Rapid Item Identification w/ Haptics
For UT Austin's ME 397 Haptics and Teleoperated Systems class with Dr. Ann Fey, my team and I developed a vibro-tactile haptic device that mounts to the HoloLens 2. The device provided sequential vibrations to the users head to help locate robots and other items of interest faster in their environment.
Remote Teleoperation via AR-HMD
This project strives to develop new methods with augmented reality devices to allow operators to confidently and effortlessly control dual-arm remote mobile robotic manipulators.
Self Driving Car (Full SLAM Dev)
For UT Austin's CS 393R Autonomous Robots class with Dr. Joydeep Biswas, my teammate and I created a complete nav-stack for autonomous navigation of an Ackermann steering car. Localization performed with a custom 2D-LiDAR particle filter and a custom RRT algorithm was created for planning.
Magnetic Inspection Robot (Full System Dev)
Tasked with creating an alternative method to inspect boiler tube walls for corrosion to eliminate the need of a human to enter into a hazardous environment, I developed a modular, wirelessly controlled, 3D printed, magnetic inspection crawler from the ground up. Chain driven by two DC motors, the crawler was able to crawl up and down the 120 ft tall vertical boiler walls.
Motion Planning & Control
For UT Austin's ME 397 Algorithms for Sensor Based Robots class with Dr. Farshid Alambeigi, my teammate and I created algorithms to control a Kuka Quantec 6DOF robotic manipulator. We used screw theory to model and control the arm, developing impedance, admittance, hand-to-eye calibration, virtual fixtures, and point-cloud registration algorithms from scratch.
Quick Release Four-Bar Mechanism
The first prototype of this Quick Release Mechanism was designed to aid researchers in the computer science department at UT Austin attempting to perform the water bottle flip challenge with a robotic arm. My partner and I worked to develop a linear translation mechanism that can slowly close (clockwise drive) and rapidly open (counter-clockwise drive) via a DC motor.
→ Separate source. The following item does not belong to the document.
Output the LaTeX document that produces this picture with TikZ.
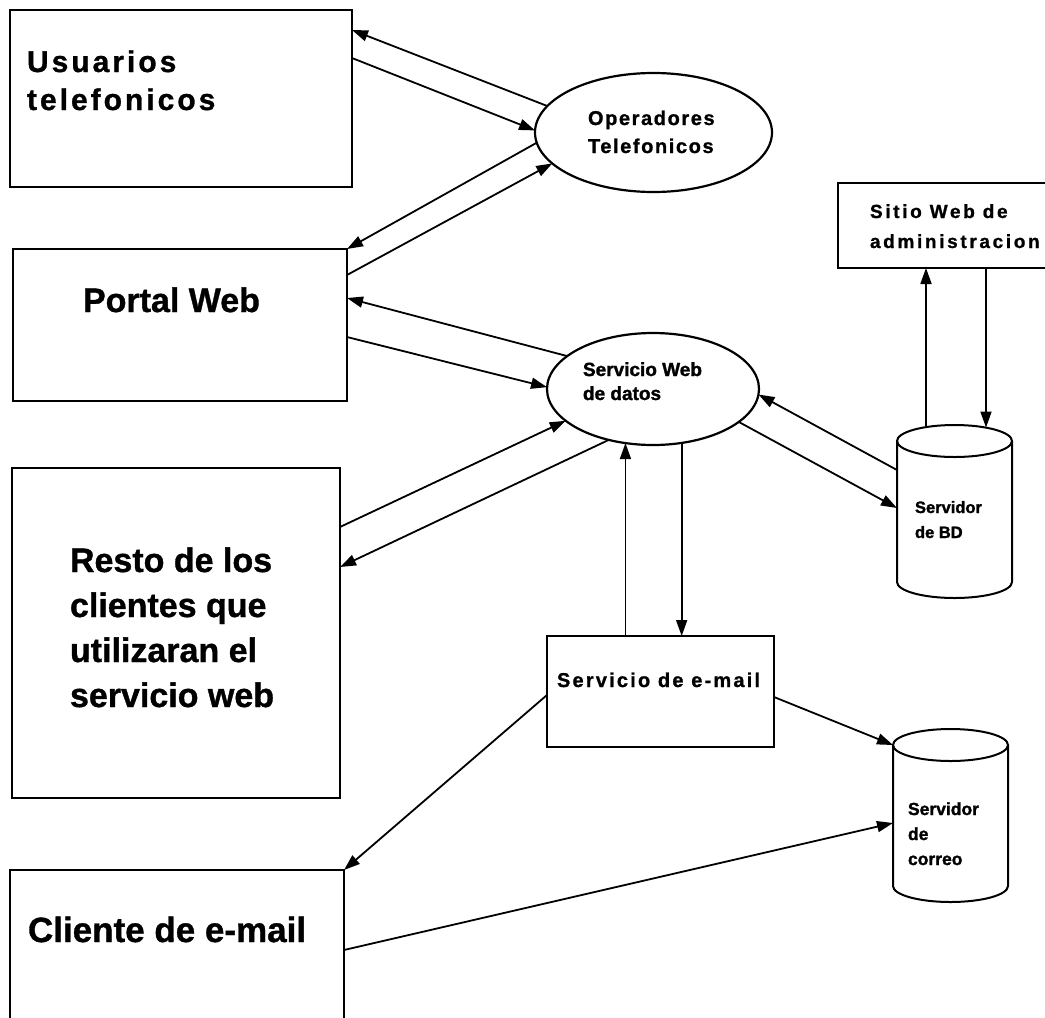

Robotic Latency Compensation
For UT Austin's ME 397 Digital Controls class with Dr. Dongmei "Maggie" Chen, my team and I created a predictive digital control to compensate for latency found in a specific AR human-robot teaming application (AugRE). We used advanced control theory including lead compensators, pole placement, linear quadratic regulators (LQR), and Smith predictors.
AR Scanning and Mapping
For my capstone at Drexel University, my team and I developed an AR tool to help construction workers easily map, scan, and superimpose building models on a spatially mapped environment. The DRACOS system integrated a HoloLens 1 AR device with a custom DJI F450 drone.
Teleoperation via Shadow Arm
For Drexel University's MEM 455 Robotics class with Dr. James Tangorra, I developed a scaled down 5R robotic manipulator that was tasked to perform a simulated disaster recovery clean-up effort. To control the robot I created a 3D printed shadow arm that mapped potentiometer readings at each joint to physical joint positions of the real arm.